| Given request |
Your task is to repeat the listing exactly.

| Collected material |

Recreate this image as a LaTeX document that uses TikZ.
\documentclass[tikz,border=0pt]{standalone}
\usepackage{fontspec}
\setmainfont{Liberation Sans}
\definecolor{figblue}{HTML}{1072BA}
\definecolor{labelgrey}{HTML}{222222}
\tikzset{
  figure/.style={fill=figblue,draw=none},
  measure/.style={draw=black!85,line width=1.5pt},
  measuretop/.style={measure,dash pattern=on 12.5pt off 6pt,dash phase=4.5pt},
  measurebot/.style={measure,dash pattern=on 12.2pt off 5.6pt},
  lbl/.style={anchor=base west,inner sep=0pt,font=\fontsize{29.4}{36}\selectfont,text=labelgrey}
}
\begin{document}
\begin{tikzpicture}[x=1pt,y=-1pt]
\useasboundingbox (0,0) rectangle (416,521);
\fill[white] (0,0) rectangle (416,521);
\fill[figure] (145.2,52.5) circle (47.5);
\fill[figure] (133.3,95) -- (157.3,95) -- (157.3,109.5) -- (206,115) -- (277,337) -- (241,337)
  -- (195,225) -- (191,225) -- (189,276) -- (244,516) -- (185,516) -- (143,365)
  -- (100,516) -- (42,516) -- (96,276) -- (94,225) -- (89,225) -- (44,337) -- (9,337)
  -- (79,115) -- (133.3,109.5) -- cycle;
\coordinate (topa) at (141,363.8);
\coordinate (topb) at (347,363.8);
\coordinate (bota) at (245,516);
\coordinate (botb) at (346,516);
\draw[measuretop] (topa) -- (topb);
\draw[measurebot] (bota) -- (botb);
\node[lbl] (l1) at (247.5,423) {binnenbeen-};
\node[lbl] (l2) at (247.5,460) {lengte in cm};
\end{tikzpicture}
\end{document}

| Response to the task |
Recreate this image as a LaTeX document that uses TikZ.
\documentclass[tikz,border=0pt]{standalone}
\usepackage{fontspec}
\setmainfont{Liberation Sans}
\definecolor{figblue}{HTML}{1072BA}
\definecolor{labelgrey}{HTML}{222222}
\tikzset{
  figure/.style={fill=figblue,draw=none},
  measure/.style={draw=black!85,line width=1.5pt},
  measuretop/.style={measure,dash pattern=on 12.5pt off 6pt,dash phase=4.5pt},
  measurebot/.style={measure,dash pattern=on 12.2pt off 5.6pt},
  lbl/.style={anchor=base west,inner sep=0pt,font=\fontsize{29.4}{36}\selectfont,text=labelgrey}
}
\begin{document}
\begin{tikzpicture}[x=1pt,y=-1pt]
\useasboundingbox (0,0) rectangle (416,521);
\fill[white] (0,0) rectangle (416,521);
\fill[figure] (145.2,52.5) circle (47.5);
\fill[figure] (133.3,95) -- (157.3,95) -- (157.3,109.5) -- (206,115) -- (277,337) -- (241,337)
  -- (195,225) -- (191,225) -- (189,276) -- (244,516) -- (185,516) -- (143,365)
  -- (100,516) -- (42,516) -- (96,276) -- (94,225) -- (89,225) -- (44,337) -- (9,337)
  -- (79,115) -- (133.3,109.5) -- cycle;
\coordinate (topa) at (141,363.8);
\coordinate (topb) at (347,363.8);
\coordinate (bota) at (245,516);
\coordinate (botb) at (346,516);
\draw[measuretop] (topa) -- (topb);
\draw[measurebot] (bota) -- (botb);
\node[lbl] (l1) at (247.5,423) {binnenbeen-};
\node[lbl] (l2) at (247.5,460) {lengte in cm};
\end{tikzpicture}
\end{document}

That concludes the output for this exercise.